Cura e morte

Por André Sallum | 01/07/2022 | Tempo de leitura: 3 min

Por André Salum

A cura pode ser definida como o processo de reequilibrar as funções vitais em desarmonia, sejam físicas ou psíquicas, isto é, orgânicas, emocionais ou mentais. Se compreendemos a vida na matéria como um ciclo que começa no nascimento e termina com a morte, ambos os termos desse ciclo são igualmente importantes e fazem parte indissociável da vida. Se assim é, por que celebramos o nascimento e lamentamos a morte, tentando evitá-la a qualquer custo? Por que carregamos o nascimento de mil cores alegres, muitas das quais fantasiosas, enquanto damos à morte conotação macabra? Talvez de um ponto de vista espiritual o nascimento no corpo físico seja mais digno de preocupação pelos perigos e ameaças contidas na experiência material do que a morte, que seria curativa e libertadora, a volta ao verdadeiro lar espiritual.
Uma perspectiva de vida abrangente e evolutiva pode mudar a concepção de saúde, doença e cura, pois pode considerar alguém saudável, desde que realize os objetivos existenciais, mesmo com inúmeras limitações em órgãos e funções, ao passo que pode considerar doente quem se utilize de órgãos saudáveis de modo disfuncional e degradante, prejudicial a si mesmo e aos demais.
Quando o corpo físico não mais atende aos propósitos evolutivos para os quais existe, seja por envelhecimento, desgaste, doença ou lesão, a vida retira-se dele, sendo a morte não somente inevitável como libertadora. Morrer, desse modo, é tão natural quanto necessário, e morrer bem é a consequência do viver bem. Portanto, quem compreende a transitoriedade da vida física e se encontra com a consciência tranquila pelo bem que haja praticado recebe a morte, quando esta o alcança, com naturalidade, serenidade e gratidão.
Existem doenças degenerativas e incuráveis que obedecem a propósitos purificadores, para as quais a cura é justamente a morte, desde que esta seja natural, pela cessação da energia vital, e jamais induzida por arbitrários procedimentos humanos. Além de ser o final do ciclo biológico a morte, ao romper os laços do ser com o corpo físico, pode pôr fim a prolongados apegos, condicionamentos, ilusões e demais formas de obstáculo a um viver mais pleno.
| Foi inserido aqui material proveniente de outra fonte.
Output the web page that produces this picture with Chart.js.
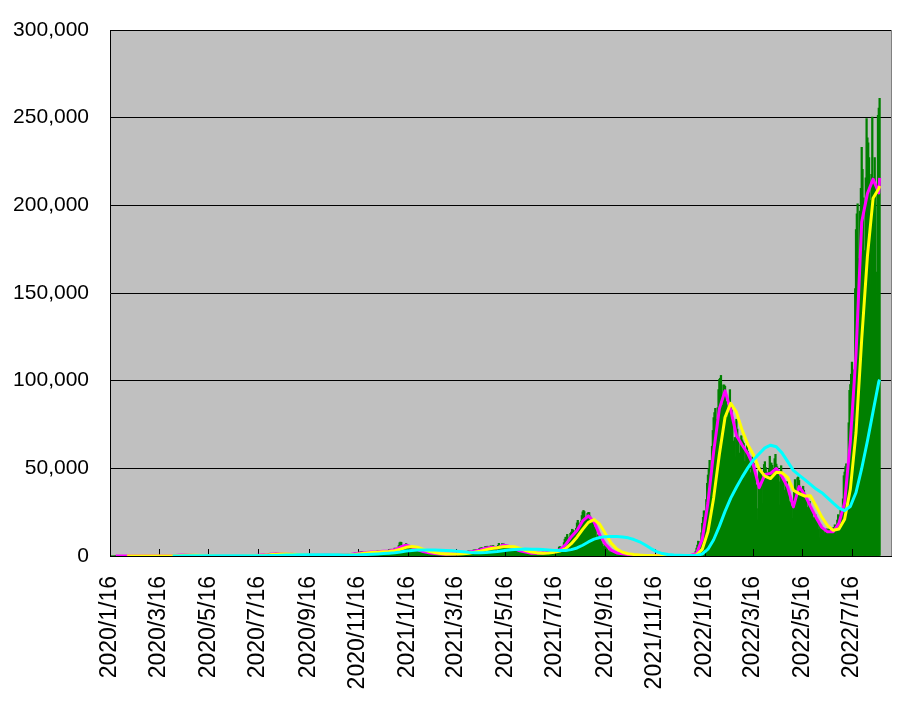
<!DOCTYPE html>
<html>
<head>
<meta charset="utf-8">
<script src="https://cdn.jsdelivr.net/npm/chart.js@4.4.1/dist/chart.umd.min.js"></script>
<style>
  body { margin: 0; background: #fff; }
</style>
</head>
<body>
<canvas id="myChart" width="917" height="706"></canvas>
<script>
// daily new cases, one value per day from 2020/1/16 to 2022/8/19
const dailyCases = [
  // 2020
  1,0,0,0,0,0,0,1,1,0,1,0,3,2,4,2,
  2,0,1,1,3,0,1,2,1,0,2,3,5,1,7,8,9,7,3,10,9,22,15,12,17,17,21,25,17,
  15,20,18,35,32,40,40,30,35,55,50,60,40,45,60,30,15,40,40,35,40,55,40,35,65,95,100,120,75,90,200,
  260,230,290,370,380,250,350,500,560,700,700,550,400,460,540,580,560,570,370,350,320,450,450,440,350,220,180,200,150,190,
  160,230,200,120,70,100,90,110,80,60,90,60,60,70,40,50,20,30,35,45,30,25,20,20,15,25,35,40,50,40,30,
  35,40,45,30,40,35,40,50,45,40,45,40,45,55,65,60,40,40,60,70,60,50,60,60,60,110,100,100,90,80,
  120,190,250,270,210,100,210,200,250,420,390,410,250,330,450,590,630,650,520,420,630,800,980,790,840,590,600,980,1260,1310,1580,
  1540,1330,950,1240,1370,1500,1580,1560,1440,890,700,970,1180,1300,1210,1040,690,610,1100,1180,1240,1040,800,680,910,990,880,830,760,580,460,
  550,600,630,600,480,400,420,520,600,540,610,430,340,270,480,550,530,510,480,300,200,400,560,500,550,470,460,360,400,550,
  620,580,520,460,320,540,490,600,620,600,300,390,600,690,700,620,430,380,520,610,640,560,780,480,750,640,710,760,850,750,610,
  460,550,650,1050,1000,1050,1300,1100,950,1280,1540,1660,1700,1440,1450,1300,1700,2200,2400,2400,2500,2150,1520,1230,1920,2500,2520,2680,2040,1430,
  2000,2420,2500,2440,2500,2070,1950,2000,2800,2800,2950,3050,2400,1700,2400,3200,3000,2830,2990,2460,1740,2730,3250,3700,3810,3880,2940,2390,3600,3850,4520,
  // 2021
  3160,3060,3140,4900,6000,7560,7940,7800,6050,4930,4870,5860,6610,7130,6600,5760,3870,3880,5300,5500,5100,4590,3620,3990,1990,3860,3960,3540,3340,2600,2310,
  1800,2550,2630,2590,2370,2290,1950,1530,1570,1880,1480,1780,1380,1110,1080,1690,1340,1460,1170,1230,1320,830,1080,1080,1170,1080,990,1020,
  720,1050,1290,1170,1140,1060,1060,610,1130,1320,1310,1280,1330,1040,820,1300,1520,1600,1480,1500,1120,820,1520,1910,1920,2060,2080,1780,1220,2080,2840,
  2780,2760,2760,2470,1570,2650,3450,3450,3460,3700,2780,2100,3450,4300,4580,4530,4800,4090,2840,4300,5290,5500,5110,5600,4600,3320,4900,5800,5700,4700,
  6000,4420,4180,3940,4560,4300,6050,7240,6050,4700,5800,7060,7000,6870,6420,5230,3660,5220,5700,5730,5040,4940,4070,2710,4250,4280,4210,3800,3880,2690,1790,
  2940,3080,2800,2810,2660,2230,1330,2300,2300,1960,1930,1940,1390,930,1450,1770,1720,1610,1580,1290,1000,1420,1830,1780,1660,1660,1370,1050,1430,1830,
  2230,2040,1890,1660,1600,1960,2440,3090,3070,3120,2410,1270,2020,3460,3240,3800,3300,2800,1500,3040,5070,5370,4220,3880,5030,4690,7630,9570,10700,10750,12340,
  8390,8240,10850,12940,13630,15260,14870,10780,12090,14450,15810,18860,20340,18860,17900,14810,19930,23080,25150,25990,25380,21540,16810,21430,24300,24850,24800,22790,19010,14350,20150,
  18620,16580,15670,15220,10400,7870,12070,12370,10460,9310,8170,6890,5450,4820,6640,5410,5130,4170,3080,1830,2130,3880,3390,2090,1890,1740,1440,1290,1980,1710,
  1790,1450,1370,1180,620,1470,1070,1370,880,670,370,900,790,640,630,530,430,430,530,430,600,360,320,260,150,360,250,390,300,210,200,
  140,220,210,150,160,210,140,140,160,220,180,180,220,140,120,200,140,140,160,130,180,130,90,120,130,110,130,110,120,90,
  110,140,140,170,100,160,170,200,180,150,110,130,150,190,190,200,170,160,180,150,120,240,200,200,270,200,240,200,350,500,550,
  // 2022
  460,550,680,1090,2640,4480,6210,8480,8250,6410,5920,13240,18670,22050,25740,25640,20000,32200,41480,46200,49850,54580,50000,48000,62600,71600,78930,81800,84220,78000,63000,
  84620,94900,100800,101400,103000,86000,75500,97600,97500,96800,88300,86400,79000,61800,85300,94900,87100,83200,79000,65600,51600,67600,56500,78000,72400,68000,58700,44400,
  64800,68600,66200,65100,64200,53900,41900,61200,63000,59600,57000,56900,47500,34800,54000,56500,52800,50300,44300,40600,27000,20500,41000,49000,50300,48500,45700,29800,44800,52200,53800,
  50500,47800,43700,28300,49600,56900,53000,53000,51700,46800,32000,55500,58000,52400,50900,47500,42300,29000,48500,51500,47800,44300,42500,37500,26600,41900,42400,39100,34600,31000,
  30800,20600,28600,21500,29100,36400,43600,37800,26400,44600,45100,43100,39600,38500,34200,21900,39800,37500,34000,31900,31400,27700,17700,30400,31200,27700,25900,25600,21800,13700,22300,
  23600,20300,19500,18000,15300,10300,17300,17700,16000,15200,14900,13300,8000,15000,15500,14500,14100,15500,13200,8200,14000,16000,15900,16200,17800,16800,12200,20500,23600,22800,
  23000,26000,22400,15400,32600,45800,47900,51000,52600,47900,36300,76000,94500,97800,103700,110600,106200,71400,76700,152500,186200,195100,200900,169700,128500,196700,209700,233100,220500,204300,174200,
  144000,215700,249500,238500,235700,227200,202900,154800,217700,250400,216000,200500,227300,209400,143100,162000,251300,255500,261000
];

const avg7 = [null,
  0,2,1,2,6,16,23,44,39,52,
  154,386,561,439,247,139,76,36,26,39,
  42,49,60,113,213,406,661,910,1359,1189,
  1019,934,630,509,459,421,487,501,557,537,
  710,724,1269,1741,2031,2227,2366,2671,2814,3570,
  5109,6179,5144,3650,2546,1867,1406,1126,1046,1090,
  1270,1467,2120,2730,3481,4479,5004,4586,6271,5547,
  4214,2997,2227,1590,1501,1604,2097,2656,3554,6531,
  11020,14589,20010,22900,19471,12009,6670,3373,1734,1279,
  803,511,299,204,173,163,134,116,160,160,
  174,280,1493,9597,30473,59366,83906,94157,83257,68786,
  63300,58414,51357,38957,46443,47114,49914,45357,39186,28029,
  39571,35071,28286,21886,16300,13771,13843,18557,30443,65157,
  115329,190529,206671,214957,207014,
  215657
];

const avg21 = [null, null, null,
  1,2,3,8,15,28,35,45,
  82,197,367,462,416,275,154,84,46,34,
  36,43,50,74,129,244,427,659,977,1153,
  1189,1047,861,691,533,463,456,470,515,532,
  601,657,901,1245,1680,2000,2208,2421,2617,3018,
  3831,4953,5477,4991,3780,2688,1940,1466,1193,1087,
  1135,1276,1619,2106,2777,3563,4321,4690,5287,5468,
  5344,4253,3146,2271,1773,1565,1734,2119,2769,4247,
  7035,10713,15206,19166,20794,18127,12717,7351,3926,2129,
  1272,864,538,338,225,180,157,138,137,145,
  165,205,649,3790,13854,33145,57915,79143,87107,82067,
  71781,63500,57690,49576,45586,44171,47824,47462,44819,37524,
  35595,34224,34309,28414,22157,17319,14638,15390,20948,38052,
  70310,123672,170843,204052,209547,
  211000
];

const avg75 = [null, null, null, null, null, null, null, null, null, null, null,
  31,66,117,157,179,191,196,198,196,196,
  195,185,156,115,95,109,156,232,353,458,
  547,628,681,722,754,772,780,765,733,658,
  615,588,619,720,858,1019,1195,1394,1604,1878,
  2294,2791,3193,3409,3482,3468,3393,3280,3132,2976,
  2767,2436,2067,1847,1832,2007,2293,2582,3049,3459,
  3743,3900,3969,3921,3809,3638,3422,3208,3114,3138,
  3636,4579,6125,8005,9630,10586,11046,11162,11078,10871,
  10351,9395,8096,6296,4230,2474,1395,799,507,364,
  263,216,305,1150,3902,9283,16896,25444,33002,39241,
  44981,50275,54919,58325,61674,63187,62328,58823,53826,48805,
  46149,43583,40844,38165,36105,33135,30110,27260,25904,28265,
  36201,49925,65525,82495,99325,
  100600
];

const yMax = 300000;
const yStep = 50000;

// one category per day, the axis runs to 2022/9/2
const labels = [];
for (let i = 0; i <= 960; i++) {
  const d = new Date(2020, 0, 16 + i);
  labels.push(d.getFullYear() + '/' + (d.getMonth() + 1) + '/' + d.getDate());
}

const weekDates = [];
for (let i = 0; i < dailyCases.length; i += 7) weekDates.push(labels[i]);
weekDates.push(labels[dailyCases.length - 1]);

function toPoints(values) {
  return weekDates.map((d, i) => ({ x: d, y: values[i] }));
}

// labels shown on the 16th of every other month
function isTickDate(label) {
  const p = label.split('/');
  return p[2] === '16' && Number(p[1]) % 2 === 1;
}

const plotArea = {
  id: 'plotArea',
  beforeDraw(chart) {
    const { ctx, chartArea: a } = chart;
    ctx.save();
    ctx.fillStyle = '#c0c0c0';
    ctx.fillRect(a.left, a.top, a.right - a.left, a.bottom - a.top);
    ctx.restore();
  },
  afterDatasetDraw(chart, args) {
    if (args.index !== 0) return;
    const { ctx, chartArea: a, scales: { x } } = chart;
    ctx.save();
    ctx.strokeStyle = '#000';
    ctx.lineWidth = 1;
    ctx.beginPath();
    x.ticks.forEach((t, i) => {
      const px = Math.round(x.getPixelForTick(i)) + 0.5;
      ctx.moveTo(px, a.bottom);
      ctx.lineTo(px, a.bottom - 7);
    });
    ctx.stroke();
    ctx.restore();
  },
  afterDraw(chart) {
    const { ctx, chartArea: a } = chart;
    ctx.save();
    ctx.strokeStyle = '#808080';
    ctx.lineWidth = 1;
    ctx.beginPath();
    ctx.moveTo(a.right + 0.5, a.top);
    ctx.lineTo(a.right + 0.5, a.bottom);
    ctx.stroke();
    ctx.restore();
  }
};

const ctx = document.getElementById('myChart');

new Chart(ctx, {
  data: {
    labels: labels,
    datasets: [
      {
        type: 'bar',
        data: dailyCases,
        backgroundColor: '#008000',
        barThickness: 1.6,
        order: 4
      },
      {
        type: 'line',
        data: toPoints(avg7),
        borderColor: '#ff00ff',
        borderWidth: 3,
        pointRadius: 0,
        borderJoinStyle: 'round',
        spanGaps: true,
        order: 3
      },
      {
        type: 'line',
        data: toPoints(avg21),
        borderColor: '#ffff00',
        borderWidth: 3,
        pointRadius: 0,
        borderJoinStyle: 'round',
        spanGaps: true,
        order: 2
      },
      {
        type: 'line',
        data: toPoints(avg75),
        borderColor: '#00ffff',
        borderWidth: 3,
        pointRadius: 0,
        borderJoinStyle: 'round',
        spanGaps: true,
        order: 1
      }
    ]
  },
  options: {
    responsive: false,
    animation: false,
    layout: { padding: { top: 30, right: 26, left: 0, bottom: 0 } },
    plugins: {
      legend: { display: false },
      tooltip: { enabled: false }
    },
    scales: {
      x: {
        offset: false,
        grid: { display: false, drawTicks: false },
        border: { color: '#000', width: 1 },
        ticks: {
          autoSkip: false,
          maxRotation: 90,
          minRotation: 90,
          padding: 20,
          color: '#000',
          font: { family: 'Liberation Sans, Arial, sans-serif', size: 23 }
        },
        afterBuildTicks(scale) {
          scale.ticks = scale.ticks.filter(t => isTickDate(labels[t.value]));
        },
        afterFit(scale) {
          scale.height = 150;
        }
      },
      y: {
        min: 0,
        max: yMax,
        ticks: {
          stepSize: yStep,
          padding: 21,
          color: '#000',
          font: { family: 'Liberation Sans, Arial, sans-serif', size: 21 },
          callback: v => v.toLocaleString('en-US')
        },
        grid: { color: '#000', drawTicks: false },
        border: { color: '#000', width: 1 },
        afterFit(scale) {
          scale.width = 110;
          scale.paddingTop = 0;
          scale.paddingBottom = 0;
        }
      }
    }
  },
  plugins: [plotArea]
});
</script>
</body>
</html>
Quantas situações problemáticas permaneceriam indefinidamente insolúveis, e quantos conflitos e vícios se perpetuariam caso a morte não os transformasse?
Certamente o enfrentamento da morte é muito facilitado pelo esclarecimento quanto à imortalidade do ser e às diferentes dimensões em que a vida se manifesta, sendo o plano físico a mais densa delas, da qual a morte propicia a necessária e desejável libertação (desde que o indivíduo haja vivido conforme os ditames da consciência, condição necessária para se fruir a paz interior).
Morrer é fenômeno biológico compartilhado por todos os seres, mas morrer bem é conquista de quem haja compreendido o sentido evolutivo da vida e se empenhado em harmonizar-se com as leis que regem a existência.
Certamente temos o dever inalienável de buscar todas as formas de cura ao nosso alcance, para nós e para quem esteja sob nossa direta responsabilidade, ao mesmo tempo que devemos aceitar a morte como inevitável, necessária e benéfica, na sua sagrada função de tudo transformar. Precisamos curar a visão limitada e distorcida da morte como fim da vida, substituindo-a pela certeza de ser o final de um ciclo na matéria e início de novas experiências rumo à plenitude. Desse modo poderemos celebrar a existência certos de que a morte é portal de uma vida mais ampla e plena.